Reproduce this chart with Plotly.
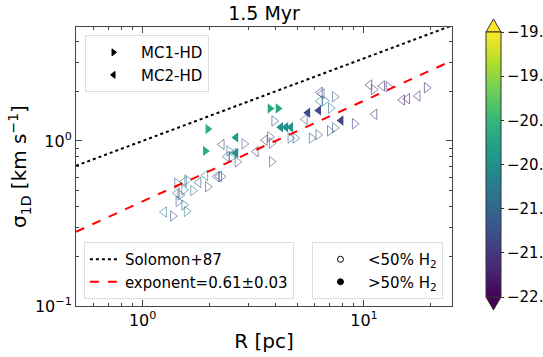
import numpy as np
import plotly.graph_objects as go

# ---- data (R in pc, sigma in km/s, colour = log value) ----
# filled markers (>50% H2)
mc1_full_R = [1.97, 1.92, 3.76, 4.09]
mc1_full_sig = [1.18, 0.87, 1.57, 1.57]
mc1_full_c = [-20.1, -20.1, -20.2, -20.2]

mc2_full_R = [2.64, 2.64, 4.21, 4.44, 4.67, 5.58, 6.25, 7.89]
mc2_full_sig = [1.05, 0.846, 1.21, 1.21, 1.21, 1.48, 1.53, 1.33]
mc2_full_c = [-20.4, -20.5, -20.5, -20.5, -20.5, -21.3, -21.3, -21.4]

# open markers (<50% H2)
mc1_open_R = [1.37, 1.58, 1.54, 1.45, 1.48, 1.54, 1.69, 1.43, 1.59, 1.97,
              2.27, 2.88, 2.53, 2.68, 2.46, 3.76, 3.83, 3.83, 3.93, 4.65,
              4.90, 5.80, 6.21, 7.01, 7.38, 7.08, 6.65, 7.38, 9.08, 11.06,
              12.9, 19.2]
mc1_open_sig = [0.351, 0.374, 0.409, 0.430, 0.471, 0.505, 0.50, 0.554, 0.580, 0.528,
                0.608, 0.959, 0.80, 0.746, 0.870, 1.06, 0.97, 0.749, 1.32, 1.04,
                1.04, 1.04, 1.09, 1.15, 1.20, 1.58, 1.75, 1.85, 1.27, 2.05,
                2.13, 2.10]
mc1_open_c = [-21.3, -20.6, -21.0, -21.1, -21.2, -20.8, -20.7, -21.1, -20.7, -21.2,
              -21.3, -21.2, -20.8, -21.2, -20.9, -21.0, -21.1, -21.2, -21.3, -21.1,
              -21.0, -21.1, -21.2, -21.2, -21.1, -20.9, -20.9, -21.0, -21.4, -21.3,
              -21.5, -21.6]

mc2_open_R = [1.25, 1.43, 1.54, 1.79, 1.92, 2.16, 2.22, 2.28, 2.40, 2.58,
              3.25, 3.57, 5.41, 6.32, 6.45, 6.32, 11.17, 10.6, 12.1, 14.9,
              15.7, 17.5]
mc2_open_sig = [0.371, 0.484, 0.567, 0.56, 0.618, 0.608, 0.61, 0.952, 0.803, 0.842,
                0.861, 1.01, 1.35, 1.97, 1.93, 1.74, 1.45, 2.18, 2.15, 1.77,
                1.80, 1.87]
mc2_open_c = [-20.8, -21.0, -20.9, -21.2, -20.7, -21.1, -21.3, -21.4, -21.0, -20.6,
              -21.5, -21.5, -21.1, -21.5, -21.3, -20.8, -21.6, -21.6, -21.6, -21.7,
              -21.6, -21.6]

# power-law lines
solomon_coef, solomon_exp = 1.0, 0.5
fit_coef, fit_exp, fit_err = 0.43, 0.61, 0.03

cmin, cmax = -22.0, -19.0
cbar_ticks = [-22.0, -21.5, -21.0, -20.5, -20.0, -19.5, -19.0]

W, H = 543, 357
L, R_, T, B = 76, 91, 27, 51
PW, PH = W - L - R_, H - T - B


def px2paper(x, y):
    return (x - L) / PW, 1 - (y - T) / PH


def scatter(x, y, c, symbol, opacity, lw):
    return go.Scatter(
        x=x, y=y, mode="markers", showlegend=False, hoverinfo="skip",
        marker=dict(symbol=symbol, size=9, color=c, colorscale="Viridis",
                    cmin=cmin, cmax=cmax, opacity=opacity,
                    line=dict(width=lw)))


fig = go.Figure()
fig.add_trace(scatter(mc1_open_R, mc1_open_sig, mc1_open_c, "triangle-right-open", 0.6, 1))
fig.add_trace(scatter(mc2_open_R, mc2_open_sig, mc2_open_c, "triangle-left-open", 0.6, 1))
fig.add_trace(scatter(mc1_full_R, mc1_full_sig, mc1_full_c, "triangle-right", 1, 0))
fig.add_trace(scatter(mc2_full_R, mc2_full_sig, mc2_full_c, "triangle-left", 1, 0))

rr = np.array([0.5, 25.0])
fig.add_trace(go.Scatter(x=rr, y=solomon_coef * rr ** solomon_exp, mode="lines",
                         name="Solomon+87", legend="legend2",
                         line=dict(color="black", dash="dot", width=2)))
fig.add_trace(go.Scatter(x=rr, y=fit_coef * rr ** fit_exp, mode="lines",
                         name="exponent=%.2f±%.2f" % (fit_exp, fit_err), legend="legend2",
                         line=dict(color="red", dash="dash", width=2)))

# legend-only entries
for name, sym, lg in [("MC1-HD", "triangle-right", "legend"),
                      ("MC2-HD", "triangle-left", "legend"),
                      ("<50% H<sub>2</sub>", "circle-open", "legend3"),
                      (">50% H<sub>2</sub>", "circle", "legend3")]:
    fig.add_trace(go.Scatter(x=[None], y=[None], mode="markers", name=name, legend=lg,
                             marker=dict(symbol=sym, size=6, color="black",
                                         line=dict(width=1, color="black"))))

# colourbar
cb_x, cb_top = px2paper(486, 32)
_, cb_bot = px2paper(486, 297)
fig.add_trace(go.Scatter(
    x=[None], y=[None], mode="markers", showlegend=False, hoverinfo="skip",
    marker=dict(color=[cmin], colorscale="Viridis", cmin=cmin, cmax=cmax, showscale=True,
                colorbar=dict(x=cb_x, xanchor="left", y=(cb_top + cb_bot) / 2,
                              yanchor="middle", len=cb_top - cb_bot, lenmode="fraction",
                              thickness=15, thicknessmode="pixels", xpad=0, ypad=0,
                              outlinewidth=1, outlinecolor="#333",
                              tickvals=cbar_ticks,
                              ticktext=["−%.1f" % abs(v) for v in cbar_ticks],
                              ticks="outside", ticklen=3, tickcolor="#333",
                              tickfont=dict(size=15, color="black")))))

# colourbar extension triangles
x0, yb = px2paper(486, 32)
x1, _ = px2paper(501, 32)
xm, ya = px2paper(493.5, 19)
fig.add_shape(type="path", xref="paper", yref="paper",
              path="M %f %f L %f %f L %f %f Z" % (x0, yb, x1, yb, xm, ya),
              fillcolor="#fde725", line=dict(color="#333", width=1))
x0, yb = px2paper(486, 297)
xm, ya = px2paper(493.5, 310)
fig.add_shape(type="path", xref="paper", yref="paper",
              path="M %f %f L %f %f L %f %f Z" % (x0, yb, x1, yb, xm, ya),
              fillcolor="#440154", line=dict(color="#333", width=1))

axis_common = dict(type="log", showgrid=False, zeroline=False, showline=True,
                   linecolor="#444", linewidth=1, mirror="allticks", ticks="inside",
                   ticklen=6, tickcolor="#444", tickfont=dict(size=16, color="black"))

fig.update_xaxes(axis_common, range=[np.log10(0.5), np.log10(25)],
                 tickvals=[1, 10], ticktext=["10<sup>0</sup>", "10<sup>1</sup>"],
                 minor=dict(tickvals=[0.5, 0.6, 0.7, 0.8, 0.9, 2, 3, 4, 5, 6, 7, 8, 9, 20],
                            ticks="inside", ticklen=3, tickcolor="#444"),
                 title=dict(text="R [pc]", font=dict(size=20), standoff=4))
fig.update_yaxes(axis_common, range=[-1, 0.69],
                 tickvals=[0.1, 1], ticktext=["10<sup>−1</sup>", "10<sup>0</sup>"],
                 minor=dict(tickvals=[0.2, 0.3, 0.4, 0.5, 0.6, 0.7, 0.8, 0.9, 2, 3, 4],
                            ticks="inside", ticklen=3, tickcolor="#444"),
                 title=dict(text="σ<sub>1D</sub> [km s<sup>−1</sup>]", font=dict(size=20),
                            standoff=2))

leg = dict(bgcolor="rgba(255,255,255,0.8)", bordercolor="#ddd", borderwidth=1,
           font=dict(size=15, color="black"))
fig.update_layout(
    width=W, height=H, margin=dict(l=L, r=R_, t=T, b=B, autoexpand=False),
    paper_bgcolor="white", plot_bgcolor="white",
    font=dict(family="DejaVu Sans", color="black"),
    title=dict(text="1.5 Myr", x=(L + PW / 2) / W, xanchor="center",
               y=1 - 13 / H, yanchor="middle", font=dict(size=19)),
    legend=dict(leg, x=0.024, y=0.971, xanchor="left", yanchor="top", itemwidth=45),
    legend2=dict(leg, x=0.021, y=0.025, xanchor="left", yanchor="bottom"),
    legend3=dict(leg, x=0.976, y=0.025, xanchor="right", yanchor="bottom", itemwidth=45),
)

# page body has a default 8px margin; drop it so the figure sits at the window origin
fig.write_html("out.html", config={"displayModeBar": False},
               post_script="document.body.style.margin='0px';")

********

### [Problem details]
Everything from the top line of the data down to and including the line with "-21.3, -21.3, -21.4]" is to be copied, except the pictures.

### [Answer in full]
Reproduce this chart with Plotly.
import numpy as np
import plotly.graph_objects as go

# ---- data (R in pc, sigma in km/s, colour = log value) ----
# filled markers (>50% H2)
mc1_full_R = [1.97, 1.92, 3.76, 4.09]
mc1_full_sig = [1.18, 0.87, 1.57, 1.57]
mc1_full_c = [-20.1, -20.1, -20.2, -20.2]

mc2_full_R = [2.64, 2.64, 4.21, 4.44, 4.67, 5.58, 6.25, 7.89]
mc2_full_sig = [1.05, 0.846, 1.21, 1.21, 1.21, 1.48, 1.53, 1.33]
mc2_full_c = [-20.4, -20.5, -20.5, -20.5, -20.5, -21.3, -21.3, -21.4]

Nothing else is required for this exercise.